Gelecekteki Türkiye Cumhuriyeti’nin iktidar partisinin genel başkanı sıfatıyla, Ereğli’nin il olma talebini sahipleniyorum. Daha öncesinde yine böyle büyük bir meydanda size il olarak plakanızı sormuş ve söylemiştim. O gün dedik nasip olmadı. Ama ilk seçimden sonra Ereğli il olacak, plakası 83 olacak. Sayın Erdoğan bu emeklinin alnının teri bu millet için aktı. Bu dirsekler, bu millet için çürüdü. O eller bu millet için nasır tuttu. Şimdi o havadaki elleri boş çevirirsen, sana kırmızı kartı hep beraber göstereceğiz. İki emeklinin evladı olarak bütün emeklilerin önünde saygıyla eğiliyorum.
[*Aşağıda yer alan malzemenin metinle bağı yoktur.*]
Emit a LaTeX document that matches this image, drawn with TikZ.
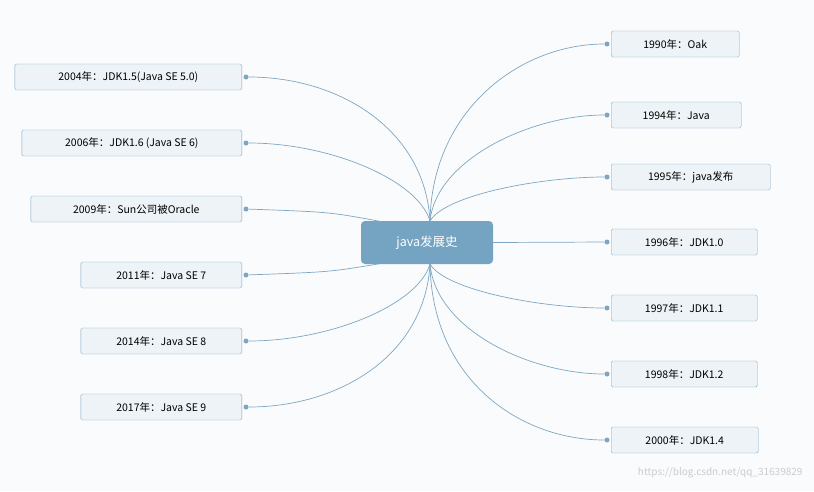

Özel’den Bamya çorbası hesabı; “Geçen sene 90 liraydı, bu sene 200 lira oldu”

Var mısın Erdoğan, hesabı bir de bamya çorbası ile yapalım. Konya’da lokantada bir tas bamya çorbası geçen yıl 90 liraydı. Bu sene 200 lira oldu. Bamya çorbasına zam yüzde 122, emekliye zam yüzde 15. Asgari ücrete zam yüzde 30. Geçen seneki asgari ücret 189 kase bamya çorbası içerken, bu seneki asgari ücret 110 kase içiyor. Emekliye günde iki tas çorba parası veriyorsun. Bu milleti bu hale koyarsan, millet de senin önüne sandığı koyar.